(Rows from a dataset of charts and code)
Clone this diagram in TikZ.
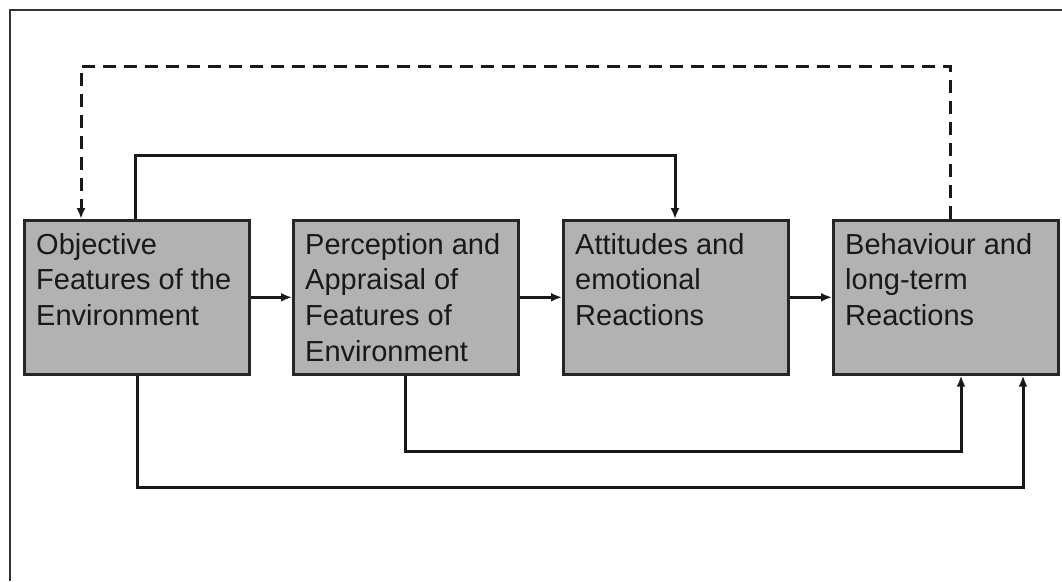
\documentclass[tikz,border=0pt]{standalone}
\usepackage{fontspec}
\setmainfont{Liberation Sans}
\usetikzlibrary{arrows.meta}
\begin{document}
\begin{tikzpicture}[x=1pt,y=-1pt,
  box/.style={draw=black!85,line width=2.6pt,fill=black!30,minimum width=225pt,
    minimum height=154pt,inner sep=0pt,anchor=north west},
  lbl/.style={anchor=north west,inner sep=0pt,align=left,
    font=\fontsize{29}{35.7}\selectfont,text=black!90},
  link/.style={line width=3pt,draw=black!90,-{Latex[length=11pt,width=9pt]}},
  feedback/.style={link,line width=3pt,dash pattern=on 13pt off 8pt},
]
\useasboundingbox (0,0) rectangle (1062,581);
% outer frame
\draw[line width=1.8pt,black!80] (10,581) -- (10,10) -- (1062,10);

% the four stages
\node[box] (b1) at (23,219) {};
\node[box] (b2) at (292,219) {};
\node[box] (b3) at (562,219) {};
\node[box] (b4) at (832,219) {};

\node[lbl] (t1) at (36,233) {Objective\\Features of the\\Environment};
\node[lbl] (t2) at (305,233) {Perception and\\Appraisal of\\Features of\\Environment};
\node[lbl] (t3) at (575,233) {Attitudes and\\emotional\\Reactions};
\node[lbl] (t4) at (845,233) {Behaviour and\\long-term\\Reactions};

% direct sequence
\draw[link] (b1.east) -- (b2.west);
\draw[link] (b2.east) -- (b3.west);
\draw[link] (b3.east) -- (b4.west);

% routing points
\coordinate (topL) at (135,155);
\coordinate (topR) at (675,155);
\coordinate (fbR) at (950,66);
\coordinate (fbL) at (81,66);
\coordinate (midL) at (405,451);
\coordinate (midR) at (961,451);
\coordinate (lowL) at (137,487);
\coordinate (lowR) at (1023,487);

% skip connection above
\draw[link] (b1.north -| topL) -- (topL) -- (topR) -- (b3.north -| topR);
% feedback loop
\draw[feedback] (b4.north -| fbR) -- (fbR) -- (fbL) -- (b1.north -| fbL);
% connections below
\draw[link] (b2.south -| midL) -- (midL) -- (midR) -- (b4.south -| midR);
\draw[link] (b1.south -| lowL) -- (lowL) -- (lowR) -- (b4.south -| lowR);
\end{tikzpicture}
\end{document}
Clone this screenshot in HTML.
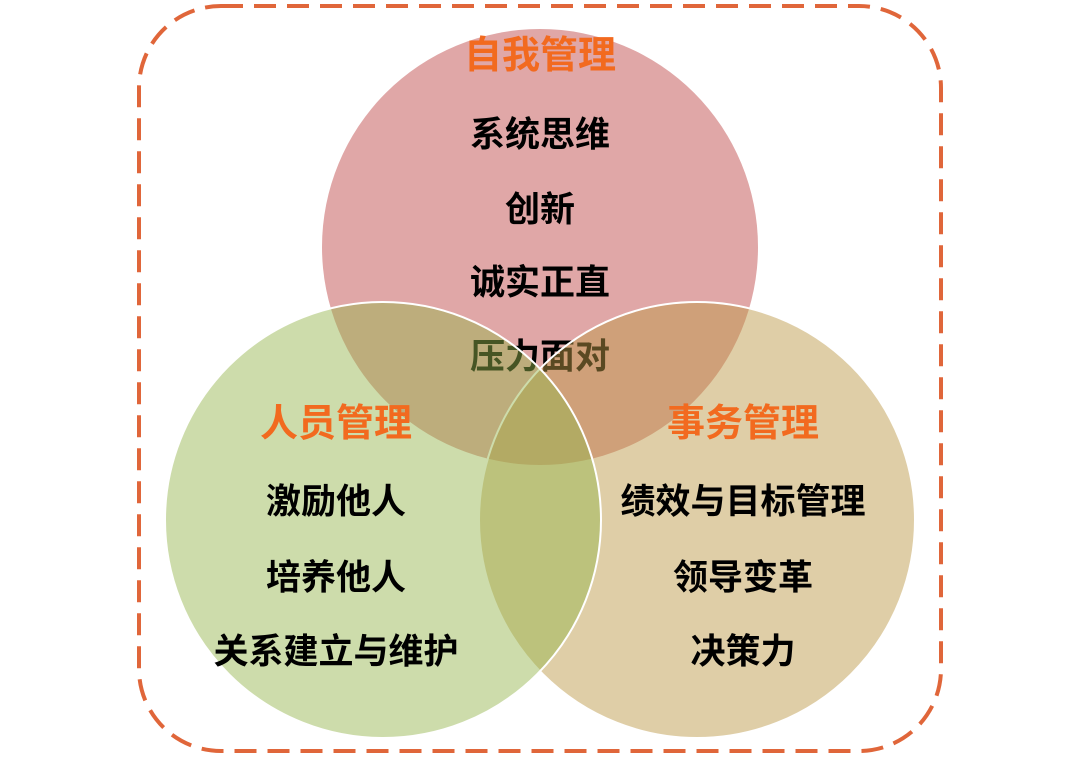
<!DOCTYPE html>
<html><head><meta charset="utf-8"><style>
html,body{margin:0;padding:0;background:#fff;width:1080px;height:760px;overflow:hidden}
text{font-family:"Liberation Sans","Noto Sans CJK SC",sans-serif;font-weight:bold;text-anchor:middle;dominant-baseline:central}
.t{fill:#f26a1f;font-size:38px}
.b{fill:#000;font-size:35px}
</style></head><body>
<svg width="1080" height="760" xmlns="http://www.w3.org/2000/svg">
<rect x="139" y="6" width="802" height="745" rx="82" ry="82" fill="none" stroke="#e0663a" stroke-width="4" stroke-dasharray="22 11"/>
<circle cx="540" cy="247" r="218" fill="#e0a7a7"/>
<g transform="translate(0,2)">
<text class="t" x="540" y="54">自我管理</text>
<text class="b" x="540" y="133">系统思维</text>
<text class="b" x="540" y="208">创新</text>
<text class="b" x="540" y="281">诚实正直</text>
<text class="b" x="540" y="355">压力面对</text>
</g>
<circle cx="697" cy="520" r="218" fill="rgb(188,152,71)" fill-opacity="0.48" stroke="#fff" stroke-width="2"/>
<circle cx="383" cy="520" r="218" fill="rgb(149,181,77)" fill-opacity="0.47" stroke="#fff" stroke-width="2"/>
<g transform="translate(0,2)">
<text class="t" x="336" y="422">人员管理</text>
<text class="b" x="336" y="500">激励他人</text>
<text class="b" x="336" y="576">培养他人</text>
<text class="b" x="336" y="650">关系建立与维护</text>
<text class="t" x="743" y="422">事务管理</text>
<text class="b" x="743" y="500">绩效与目标管理</text>
<text class="b" x="743" y="576">领导变革</text>
<text class="b" x="743" y="650">决策力</text>
</g>
</svg>
</body></html>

INSTRUCTIONS TO FOLLOW:
Copy the entries exactly. Leave out the images.

EXERCISE RESULT:
Clone this diagram in TikZ.
\documentclass[tikz,border=0pt]{standalone}
\usepackage{fontspec}
\setmainfont{Liberation Sans}
\usetikzlibrary{arrows.meta}
\begin{document}
\begin{tikzpicture}[x=1pt,y=-1pt,
  box/.style={draw=black!85,line width=2.6pt,fill=black!30,minimum width=225pt,
    minimum height=154pt,inner sep=0pt,anchor=north west},
  lbl/.style={anchor=north west,inner sep=0pt,align=left,
    font=\fontsize{29}{35.7}\selectfont,text=black!90},
  link/.style={line width=3pt,draw=black!90,-{Latex[length=11pt,width=9pt]}},
  feedback/.style={link,line width=3pt,dash pattern=on 13pt off 8pt},
]
\useasboundingbox (0,0) rectangle (1062,581);
% outer frame
\draw[line width=1.8pt,black!80] (10,581) -- (10,10) -- (1062,10);

% the four stages
\node[box] (b1) at (23,219) {};
\node[box] (b2) at (292,219) {};
\node[box] (b3) at (562,219) {};
\node[box] (b4) at (832,219) {};

\node[lbl] (t1) at (36,233) {Objective\\Features of the\\Environment};
\node[lbl] (t2) at (305,233) {Perception and\\Appraisal of\\Features of\\Environment};
\node[lbl] (t3) at (575,233) {Attitudes and\\emotional\\Reactions};
\node[lbl] (t4) at (845,233) {Behaviour and\\long-term\\Reactions};

% direct sequence
\draw[link] (b1.east) -- (b2.west);
\draw[link] (b2.east) -- (b3.west);
\draw[link] (b3.east) -- (b4.west);

% routing points
\coordinate (topL) at (135,155);
\coordinate (topR) at (675,155);
\coordinate (fbR) at (950,66);
\coordinate (fbL) at (81,66);
\coordinate (midL) at (405,451);
\coordinate (midR) at (961,451);
\coordinate (lowL) at (137,487);
\coordinate (lowR) at (1023,487);

% skip connection above
\draw[link] (b1.north -| topL) -- (topL) -- (topR) -- (b3.north -| topR);
% feedback loop
\draw[feedback] (b4.north -| fbR) -- (fbR) -- (fbL) -- (b1.north -| fbL);
% connections below
\draw[link] (b2.south -| midL) -- (midL) -- (midR) -- (b4.south -| midR);
\draw[link] (b1.south -| lowL) -- (lowL) -- (lowR) -- (b4.south -| lowR);
\end{tikzpicture}
\end{document}
Clone this screenshot in HTML.
<!DOCTYPE html>
<html><head><meta charset="utf-8"><style>
html,body{margin:0;padding:0;background:#fff;width:1080px;height:760px;overflow:hidden}
text{font-family:"Liberation Sans","Noto Sans CJK SC",sans-serif;font-weight:bold;text-anchor:middle;dominant-baseline:central}
.t{fill:#f26a1f;font-size:38px}
.b{fill:#000;font-size:35px}
</style></head><body>
<svg width="1080" height="760" xmlns="http://www.w3.org/2000/svg">
<rect x="139" y="6" width="802" height="745" rx="82" ry="82" fill="none" stroke="#e0663a" stroke-width="4" stroke-dasharray="22 11"/>
<circle cx="540" cy="247" r="218" fill="#e0a7a7"/>
<g transform="translate(0,2)">
<text class="t" x="540" y="54">自我管理</text>
<text class="b" x="540" y="133">系统思维</text>
<text class="b" x="540" y="208">创新</text>
<text class="b" x="540" y="281">诚实正直</text>
<text class="b" x="540" y="355">压力面对</text>
</g>
<circle cx="697" cy="520" r="218" fill="rgb(188,152,71)" fill-opacity="0.48" stroke="#fff" stroke-width="2"/>
<circle cx="383" cy="520" r="218" fill="rgb(149,181,77)" fill-opacity="0.47" stroke="#fff" stroke-width="2"/>
<g transform="translate(0,2)">
<text class="t" x="336" y="422">人员管理</text>
<text class="b" x="336" y="500">激励他人</text>
<text class="b" x="336" y="576">培养他人</text>
<text class="b" x="336" y="650">关系建立与维护</text>
<text class="t" x="743" y="422">事务管理</text>
<text class="b" x="743" y="500">绩效与目标管理</text>
<text class="b" x="743" y="576">领导变革</text>
<text class="b" x="743" y="650">决策力</text>
</g>
</svg>
</body></html>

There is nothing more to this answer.